__Stated problem__: Select and reproduce each line of the listing below that bears the string "this".
::::::
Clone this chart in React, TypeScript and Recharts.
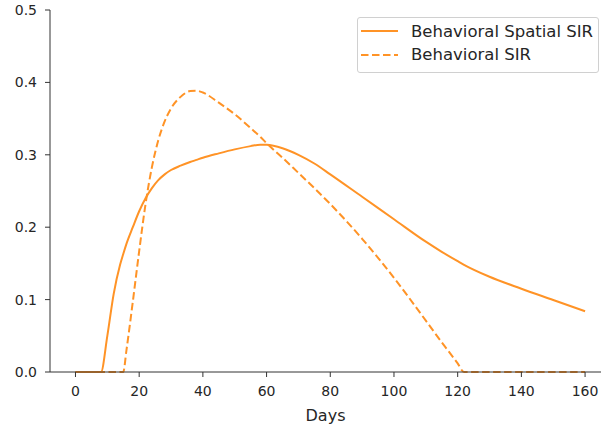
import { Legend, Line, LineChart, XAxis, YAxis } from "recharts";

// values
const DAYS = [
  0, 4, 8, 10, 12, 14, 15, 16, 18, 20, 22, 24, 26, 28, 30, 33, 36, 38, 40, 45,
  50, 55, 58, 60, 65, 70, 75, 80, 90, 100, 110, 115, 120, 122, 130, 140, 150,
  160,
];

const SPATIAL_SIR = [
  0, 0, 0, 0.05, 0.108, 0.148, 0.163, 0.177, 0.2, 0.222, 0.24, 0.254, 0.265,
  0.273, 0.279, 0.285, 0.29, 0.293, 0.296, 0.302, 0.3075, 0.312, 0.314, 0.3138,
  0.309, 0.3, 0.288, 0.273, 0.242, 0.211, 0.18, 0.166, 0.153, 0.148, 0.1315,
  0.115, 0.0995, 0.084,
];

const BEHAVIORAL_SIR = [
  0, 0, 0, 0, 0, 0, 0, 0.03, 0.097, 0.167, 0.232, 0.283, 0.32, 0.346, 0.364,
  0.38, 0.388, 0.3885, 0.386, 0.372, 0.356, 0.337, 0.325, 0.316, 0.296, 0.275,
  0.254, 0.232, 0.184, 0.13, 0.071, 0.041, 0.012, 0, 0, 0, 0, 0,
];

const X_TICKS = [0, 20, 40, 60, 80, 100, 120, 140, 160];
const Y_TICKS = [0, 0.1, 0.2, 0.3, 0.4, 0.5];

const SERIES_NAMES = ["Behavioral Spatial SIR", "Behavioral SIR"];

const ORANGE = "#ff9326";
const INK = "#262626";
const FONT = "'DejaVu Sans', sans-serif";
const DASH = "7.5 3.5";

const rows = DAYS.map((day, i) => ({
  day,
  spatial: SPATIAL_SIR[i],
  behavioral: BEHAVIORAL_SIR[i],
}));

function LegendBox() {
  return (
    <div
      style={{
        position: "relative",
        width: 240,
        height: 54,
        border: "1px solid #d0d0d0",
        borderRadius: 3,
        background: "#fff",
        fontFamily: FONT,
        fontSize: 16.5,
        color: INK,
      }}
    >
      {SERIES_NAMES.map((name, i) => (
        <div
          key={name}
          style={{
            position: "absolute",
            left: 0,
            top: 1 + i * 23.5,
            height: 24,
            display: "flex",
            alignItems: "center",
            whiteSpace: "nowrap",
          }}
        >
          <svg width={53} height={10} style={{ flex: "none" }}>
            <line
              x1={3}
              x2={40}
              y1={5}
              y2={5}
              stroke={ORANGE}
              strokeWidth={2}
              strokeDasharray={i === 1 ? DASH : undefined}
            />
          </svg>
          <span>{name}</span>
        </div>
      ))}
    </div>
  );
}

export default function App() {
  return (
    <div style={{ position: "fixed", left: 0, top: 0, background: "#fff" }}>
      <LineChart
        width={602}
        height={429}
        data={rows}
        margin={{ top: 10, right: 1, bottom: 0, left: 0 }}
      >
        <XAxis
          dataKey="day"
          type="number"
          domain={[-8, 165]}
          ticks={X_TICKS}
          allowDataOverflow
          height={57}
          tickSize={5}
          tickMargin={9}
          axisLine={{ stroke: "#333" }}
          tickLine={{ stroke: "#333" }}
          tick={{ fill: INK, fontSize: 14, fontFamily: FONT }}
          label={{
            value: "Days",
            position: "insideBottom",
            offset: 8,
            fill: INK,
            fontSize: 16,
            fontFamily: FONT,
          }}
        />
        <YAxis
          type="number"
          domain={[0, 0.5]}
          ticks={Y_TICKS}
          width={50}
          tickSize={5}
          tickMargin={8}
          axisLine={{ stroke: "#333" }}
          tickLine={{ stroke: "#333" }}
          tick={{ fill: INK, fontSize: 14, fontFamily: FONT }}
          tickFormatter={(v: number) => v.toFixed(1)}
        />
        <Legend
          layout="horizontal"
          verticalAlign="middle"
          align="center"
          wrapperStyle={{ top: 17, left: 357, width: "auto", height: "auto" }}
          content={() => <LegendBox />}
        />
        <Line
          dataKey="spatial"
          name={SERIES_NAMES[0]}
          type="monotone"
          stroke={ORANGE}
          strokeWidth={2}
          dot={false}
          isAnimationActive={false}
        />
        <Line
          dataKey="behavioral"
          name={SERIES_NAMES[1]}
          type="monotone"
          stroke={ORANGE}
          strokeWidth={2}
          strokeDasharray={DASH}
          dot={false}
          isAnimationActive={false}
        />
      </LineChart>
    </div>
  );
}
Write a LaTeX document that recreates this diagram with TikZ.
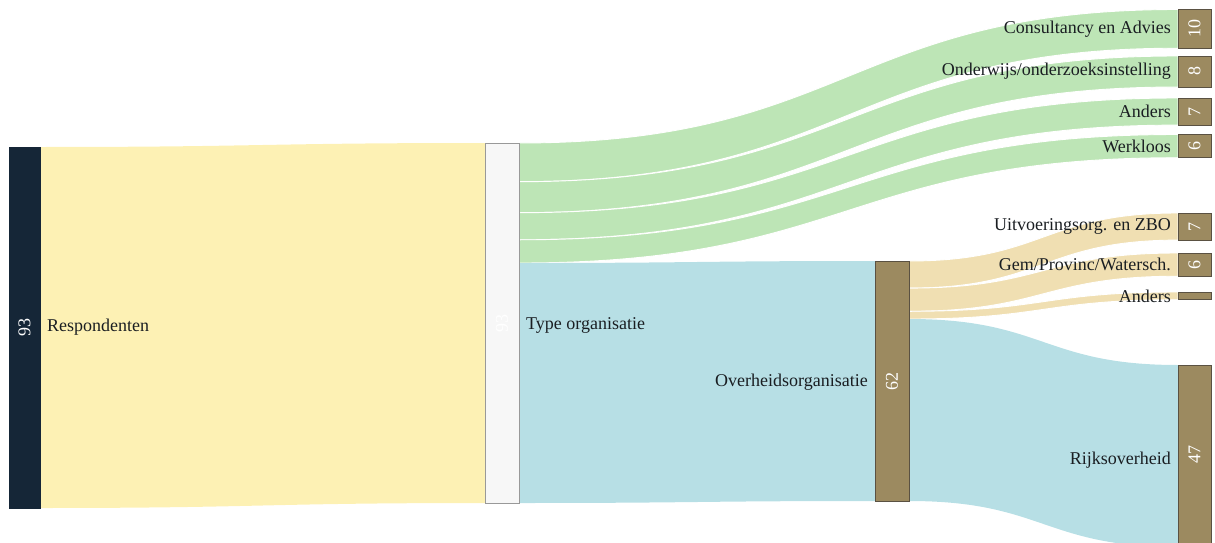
::::::
__Correct answer__:
Clone this chart in React, TypeScript and Recharts.
Write a LaTeX document that recreates this diagram with TikZ.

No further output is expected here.